Puis, vient le conseiller juridique, qui a souvent beau rôle de souligner que notre code de déontologie nous déconseille de ne se fier qu’à une seule et unique source ; le journaliste doit, selon le légiste, contrôler l’information qu’il a reçue, il doit confronter les parties concernées et adverses, il doit douter des détails et des perceptions, il doit prévenir tout sujet concerné qu’une information le concerne ; et, pour agir, selon ce code, il faut trouver des gens souvent indisponibles. À noter que cette source, si seule, est invitée à donner des preuves tangibles de ce qu’elle dit (comme dans le cas d’Ameenah Gurib-Fakim ou celui d’Anoop Nilamber).
En somme, entre le briefing matinal et le «deadline» éditorial, il est demandé au journaliste de procéder à une étude, à une enquête en profondeur du genre de celles qui prennent jusqu’à des années aux experts, au judiciaire et aux commissions d’enquête et à la police ! Surtout quand l’on fait tout pour ne pas venir de l’avant avec une loi – et surtout une culture – relative au FOI.
Mais les journalistes ne sont pas le Bon Dieu, pardi ! La justice est bien placée pour savoir que deux parents d’un même enfant ou trois témoins d’un même incident peuvent donner, sous serment, des versions différentes de ce qui s’est réellement passé. Et il n’est pas rare que les témoignages contradictoires soient également de bonne foi. «Les perceptions et les circonstances colorent différemment une même situation.»
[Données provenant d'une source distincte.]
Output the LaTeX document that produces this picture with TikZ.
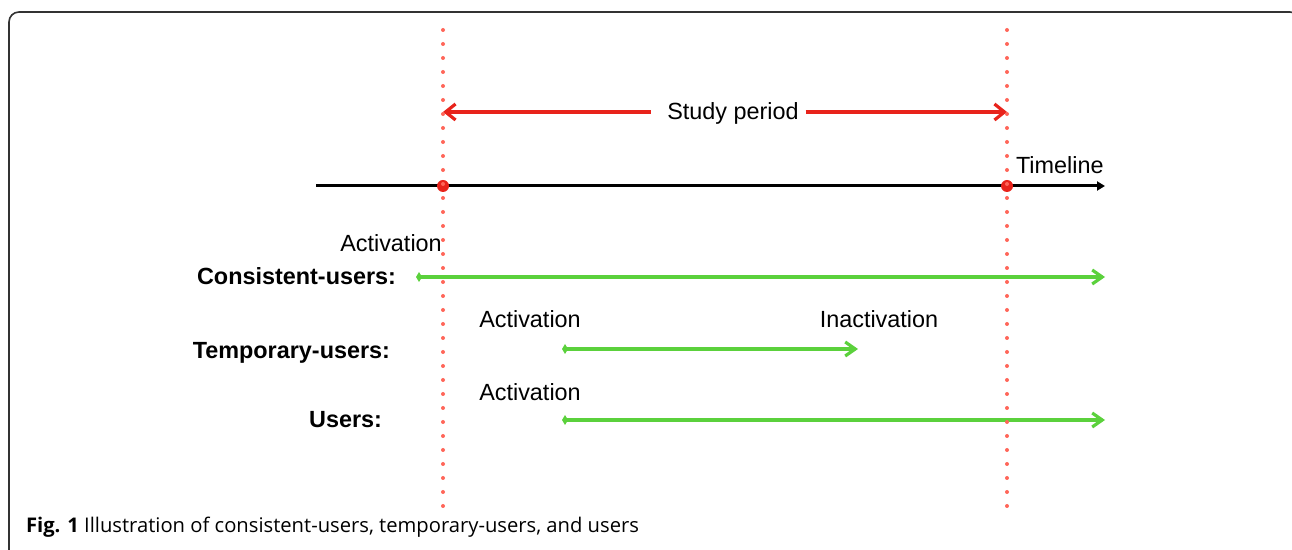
\documentclass[tikz,border=0pt]{standalone}
\usepackage{fontspec}
\setmainfont{Liberation Sans}
\newfontfamily\capfont{Open Sans}
\usetikzlibrary{arrows.meta}
\definecolor{periodred}{HTML}{E8231B}
\definecolor{dotred}{HTML}{FF6659}
\definecolor{usergreen}{HTML}{5BD13C}
\definecolor{framegray}{HTML}{333333}
\begin{document}
\begin{tikzpicture}[x=0.5pt, y=-0.5pt]
\tikzset{ >=Latex, inner sep=0pt, outer sep=0pt,
  lbl/.style={font=\fontsize{11.7}{14}\selectfont, text height=0.72em, text depth=0pt},
  grp/.style={lbl, font=\fontsize{11.7}{14}\selectfont\bfseries},
  barb/.style={Straight Barb[length=5pt,width=8pt]},
  period/.style={periodred, line width=1.6pt},
  span/.style={usergreen, line width=1.6pt, {Diamond[length=3pt,width=5pt]}-{Straight Barb[length=5pt,width=7pt]}},
  tdot/.style={fill=periodred, circle, minimum size=6pt},
  limit/.style={dotred, line width=2pt, line cap=round, dash pattern=on 0pt off 7pt},
}

\useasboundingbox (0,0) rectangle (1292,550);

% frame
\draw [framegray, line width=0.8pt, rounded corners=5pt] (9,560) -- (9,12) -- (1300,12) -- (1300,560);

% study period
\coordinate (P0) at (443,112);
\coordinate (P1) at (1007,112);
\node [lbl] (period) at (733,112) {Study period};
\draw [period, {Straight Barb[length=5pt,width=8pt]}-] (P0) -- ([xshift=-8pt]period.west);
\draw [period, -{Straight Barb[length=5pt,width=8pt]}] ([xshift=3.5pt]period.east) -- (P1);

% timeline
\coordinate (T0) at (316,186);
\coordinate (T1) at (1105,186);
\draw [->, line width=1.5pt, >={Triangle[length=4pt,width=4.5pt]}] (T0) -- (T1);
\node [tdot] (begin) at (443,186) {};
\node [tdot] (end)   at (1007,186) {};
\node [lbl, anchor=west] (timeline) at (1016,166) {Timeline};

% consistent-users
\node [grp, anchor=east] (cons) at (396,277) {Consistent-users:};
\node [lbl] (act1) at (391,244) {Activation};
\coordinate (C0) at (416,277);
\coordinate (C1) at (1105,277);
\draw [span] (C0) -- (C1);

% temporary-users
\node [grp, anchor=east] (temp) at (390,351) {Temporary-users:};
\node [lbl] (act2)   at (530,320) {Activation};
\node [lbl] (inact)  at (879,320) {Inactivation};
\coordinate (M0) at (562,349);
\coordinate (M1) at (858,349);
\draw [span] (M0) -- (M1);

% users
\node [grp, anchor=east] (users) at (382,420) {Users:};
\node [lbl] (act3) at (530,393) {Activation};
\coordinate (U0) at (562,420);
\coordinate (U1) at (1105,420);
\draw [span] (U0) -- (U1);

% limits of the study period
\draw [limit] (443,30) -- (443,507);
\draw [limit] (1007,30) -- (1007,507);

% caption
\node [anchor=west, font=\capfont\fontsize{10.1}{12}\selectfont] (caption) at (26,527)
  {\textbf{Fig. 1} Illustration of consistent-users, temporary-users, and users};

\end{tikzpicture}
\end{document}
Au final, tout journaliste qui a pu, en diverses occasions, vérifier qu’une source est «fiable» n’a aucune garantie qu’elle ne sera pas, un autre jour, malsaine. Il faudrait des volumes pour faire le tour des responsabilités réalistes du journaliste. Il est victime des circonstances, fautif d’être crédule, quelque-fois fautif tout court. Mais s’agissant des relations entre la classe politique et la presse, comme ces attaques de la presse pro-royaume saoudien contre Khashoggi, ou ces tentatives de musellement des gouvernements Ramgoolam ou Lepep contre l’express, il existe un danger encore plus périlleux : c’est la désinformation, les désormais fameuses Fake News.
Alors que la fausse nouvelle délibérée et pernicieuse nous paraît d’ordre exceptionnel, la désinformation délibérée est rampante, aussi fréquente en tous cas que la médisance et la calomnie de bouche à oreille dans toute la population. En somme, on demande à la presse d’être vertueuse, à cheval sur les principes, obéissante à une éthique supérieure, alors qu’elle n’est, souvent, que le reflet de la société, véhicule d’un dialogue nécessaire à la démocratie. Certains, heureusement, s’accrochent à des principes immuables et à un idéal, et se font un point d’honneur d’élever le débat ou… de freiner la chute vers l’enfer !
N’oublions pas que nous avons déjà survécu à la censure sous SSR, la tentative d’asphyxie financière sous SAJ et, plus récemment, sous Navin Ramgoolam, ou la tentative d’enfermement sous Pravind Jugnauth…
La route vers le Sénégal est longue. Mais elle passera par le Privy Council et les prochaines législatives. Forcément.